I didn’t sleep well. I kept thinking about examples of using SQL in data mining algorithms. It’s getting one of my hobbies. If it’s your hobby too, please visit this thread. I know it’s nothing fancy, not even close to real-life data problems. However, if appropriately adjusted to practical applications, maybe it could lead to something useful? Anyway, half awaken and half dreaming about SQL, I attended the sessions.
The keynote today was a perfect example of the difference between dreams and reality. David Carlson spoke about one of those scientific megaprojects where nothing is easy, where everything needs to be resolved from scratch, starting with funding and finishing with science. With regards to the project’s goals, I especially liked the aspects of building predictive models. Yesterday we learnt about compound, unstructured and not in place data. Today we listened about data that doesn’t even exist yet. (I know that people usually talk about prediction models in a different style, but isn’t it tempting to describe it like this?) By the way, just to digress a bit, I remember a very nice paper about processing forecasting queries. Simple and bright idea… Nevertheless, for Dr Carlson and other International Polar Year participants simple and bright ideas are not enough. They need to adapt them to solve highly complex tasks, over highly complex data.

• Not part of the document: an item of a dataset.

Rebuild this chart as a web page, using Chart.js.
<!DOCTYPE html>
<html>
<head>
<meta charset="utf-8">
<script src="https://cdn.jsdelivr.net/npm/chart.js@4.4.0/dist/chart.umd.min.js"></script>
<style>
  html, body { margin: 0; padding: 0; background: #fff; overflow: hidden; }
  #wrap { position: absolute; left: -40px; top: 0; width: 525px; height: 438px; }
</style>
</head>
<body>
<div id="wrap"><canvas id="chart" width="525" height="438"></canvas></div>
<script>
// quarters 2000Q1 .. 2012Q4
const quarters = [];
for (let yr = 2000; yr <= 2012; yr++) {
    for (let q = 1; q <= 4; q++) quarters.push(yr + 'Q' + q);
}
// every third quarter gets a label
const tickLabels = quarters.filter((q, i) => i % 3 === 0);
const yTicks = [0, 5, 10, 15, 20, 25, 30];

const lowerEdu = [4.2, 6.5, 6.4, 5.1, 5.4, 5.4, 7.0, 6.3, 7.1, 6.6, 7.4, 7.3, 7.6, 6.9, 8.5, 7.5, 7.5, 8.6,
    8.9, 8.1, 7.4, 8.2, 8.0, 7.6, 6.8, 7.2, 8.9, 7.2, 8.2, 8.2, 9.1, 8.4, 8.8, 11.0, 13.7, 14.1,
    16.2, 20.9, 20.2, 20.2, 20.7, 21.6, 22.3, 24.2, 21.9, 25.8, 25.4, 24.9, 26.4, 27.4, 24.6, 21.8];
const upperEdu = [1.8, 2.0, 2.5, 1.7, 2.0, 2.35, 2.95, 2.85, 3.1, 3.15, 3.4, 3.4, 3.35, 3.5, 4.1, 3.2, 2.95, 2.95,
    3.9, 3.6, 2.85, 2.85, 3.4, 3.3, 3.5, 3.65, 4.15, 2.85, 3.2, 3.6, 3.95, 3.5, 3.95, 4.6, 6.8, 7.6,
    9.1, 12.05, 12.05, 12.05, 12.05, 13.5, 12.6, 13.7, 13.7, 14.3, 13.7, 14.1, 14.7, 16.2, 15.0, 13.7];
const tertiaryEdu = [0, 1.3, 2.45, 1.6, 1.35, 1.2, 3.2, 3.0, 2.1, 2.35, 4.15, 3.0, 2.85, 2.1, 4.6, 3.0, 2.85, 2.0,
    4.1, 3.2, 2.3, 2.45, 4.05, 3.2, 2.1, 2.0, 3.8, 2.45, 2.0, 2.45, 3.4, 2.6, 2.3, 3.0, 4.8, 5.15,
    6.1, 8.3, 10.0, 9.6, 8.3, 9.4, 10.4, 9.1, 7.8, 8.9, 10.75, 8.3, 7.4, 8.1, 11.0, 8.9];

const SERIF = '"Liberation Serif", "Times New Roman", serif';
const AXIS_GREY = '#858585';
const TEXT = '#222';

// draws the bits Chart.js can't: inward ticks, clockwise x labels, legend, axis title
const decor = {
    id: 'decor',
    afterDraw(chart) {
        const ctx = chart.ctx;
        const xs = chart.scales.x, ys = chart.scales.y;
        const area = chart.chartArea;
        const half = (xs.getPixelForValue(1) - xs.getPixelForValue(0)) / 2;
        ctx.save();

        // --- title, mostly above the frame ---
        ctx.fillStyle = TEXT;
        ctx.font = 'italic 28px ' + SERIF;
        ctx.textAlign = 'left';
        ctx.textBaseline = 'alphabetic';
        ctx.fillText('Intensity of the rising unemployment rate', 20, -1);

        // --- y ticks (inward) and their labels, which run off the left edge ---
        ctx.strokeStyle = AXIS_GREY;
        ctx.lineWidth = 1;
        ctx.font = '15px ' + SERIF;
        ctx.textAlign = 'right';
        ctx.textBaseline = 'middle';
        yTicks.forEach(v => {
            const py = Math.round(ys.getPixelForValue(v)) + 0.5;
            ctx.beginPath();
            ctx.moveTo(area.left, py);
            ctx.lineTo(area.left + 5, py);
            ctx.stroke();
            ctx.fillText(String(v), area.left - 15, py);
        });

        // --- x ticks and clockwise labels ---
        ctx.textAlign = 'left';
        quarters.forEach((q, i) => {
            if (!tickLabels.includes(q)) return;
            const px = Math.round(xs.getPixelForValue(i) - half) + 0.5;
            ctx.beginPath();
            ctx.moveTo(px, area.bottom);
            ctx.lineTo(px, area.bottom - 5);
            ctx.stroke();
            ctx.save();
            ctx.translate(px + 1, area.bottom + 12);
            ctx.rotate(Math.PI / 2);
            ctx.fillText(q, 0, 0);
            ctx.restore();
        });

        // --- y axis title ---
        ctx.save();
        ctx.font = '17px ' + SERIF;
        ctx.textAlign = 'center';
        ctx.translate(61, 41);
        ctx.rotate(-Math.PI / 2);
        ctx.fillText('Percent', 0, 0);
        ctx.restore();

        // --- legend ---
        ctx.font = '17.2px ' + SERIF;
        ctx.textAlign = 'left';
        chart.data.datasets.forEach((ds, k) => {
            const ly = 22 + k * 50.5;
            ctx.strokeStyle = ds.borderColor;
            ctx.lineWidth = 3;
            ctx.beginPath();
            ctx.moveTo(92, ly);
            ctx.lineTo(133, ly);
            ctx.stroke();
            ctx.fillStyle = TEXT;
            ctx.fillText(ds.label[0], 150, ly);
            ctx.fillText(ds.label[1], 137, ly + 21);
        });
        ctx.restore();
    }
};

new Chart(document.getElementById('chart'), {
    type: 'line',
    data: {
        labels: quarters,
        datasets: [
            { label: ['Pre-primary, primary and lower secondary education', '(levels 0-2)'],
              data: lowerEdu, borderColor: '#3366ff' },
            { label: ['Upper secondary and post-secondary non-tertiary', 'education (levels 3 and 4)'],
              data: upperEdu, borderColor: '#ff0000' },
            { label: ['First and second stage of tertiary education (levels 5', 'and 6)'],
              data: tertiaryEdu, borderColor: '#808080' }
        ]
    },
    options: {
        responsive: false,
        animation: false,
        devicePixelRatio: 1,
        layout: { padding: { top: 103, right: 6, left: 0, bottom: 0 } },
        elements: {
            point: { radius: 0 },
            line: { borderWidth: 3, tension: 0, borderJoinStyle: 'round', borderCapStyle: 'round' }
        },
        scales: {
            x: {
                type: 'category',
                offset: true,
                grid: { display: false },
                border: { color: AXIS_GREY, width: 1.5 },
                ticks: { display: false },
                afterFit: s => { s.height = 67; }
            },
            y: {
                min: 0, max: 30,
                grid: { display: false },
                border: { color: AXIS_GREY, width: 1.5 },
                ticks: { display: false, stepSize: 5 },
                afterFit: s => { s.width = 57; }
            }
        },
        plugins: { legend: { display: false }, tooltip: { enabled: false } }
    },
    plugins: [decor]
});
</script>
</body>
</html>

The next item in today’s schedule was the awards ceremony. The best ICDE 2009 paper is: “Histograms and Wavelets on Probabilistic Data” by Graham Cormode and Minos Garofalakis. It was presented in Uncertainties session. Well, I decided to attend Transactions session which was held in parallel. However, I’ll surely get back to this paper. It’s perhaps too early to talk about it, but there may be some analogies between processing uncertain data and the way we do rough computing on our Infobright’s Knowledge Grid. Please have a look at, e.g., February posts on our academic blog with this respect.
The best student paper is: “Double Index Nested-loop Reactive Join for Result Rate Optimization” by Mihaela Bornea, Vasilis Vassalos, Yannis Kotidis and Antonios Deligiannakis. I attended Query Optimization session where the paper was presented. (Although Data Mining 1 session was held in parallel. What a pity.) The speaker referred to several good papers on non-blocking join algorithms. It’s wonderful that further improvements are still possible. The session included also other interesting presentations about adaptive query processing and optimizations based on sampling and statistics. Again, I should probably refer to our Knowledge Grid. But that would be too much about Infobright in a single post…
Instead, let me go back to the awards ceremony. The most influential paper award goes to Kin-Pong Chan and Wai-Chee Fu, for the paper titled “Efficient time series matching by wavelets”. The original idea of conducting similarity search by transforming highly complex time series data into a space spanned over relatively small amount of wavelet-based dimensions has been extended in many ways. It was a great pleasure to listen to this presentation. Let me sincerely follow the speaker in her last sentence: I wish everyone of you a very good time series!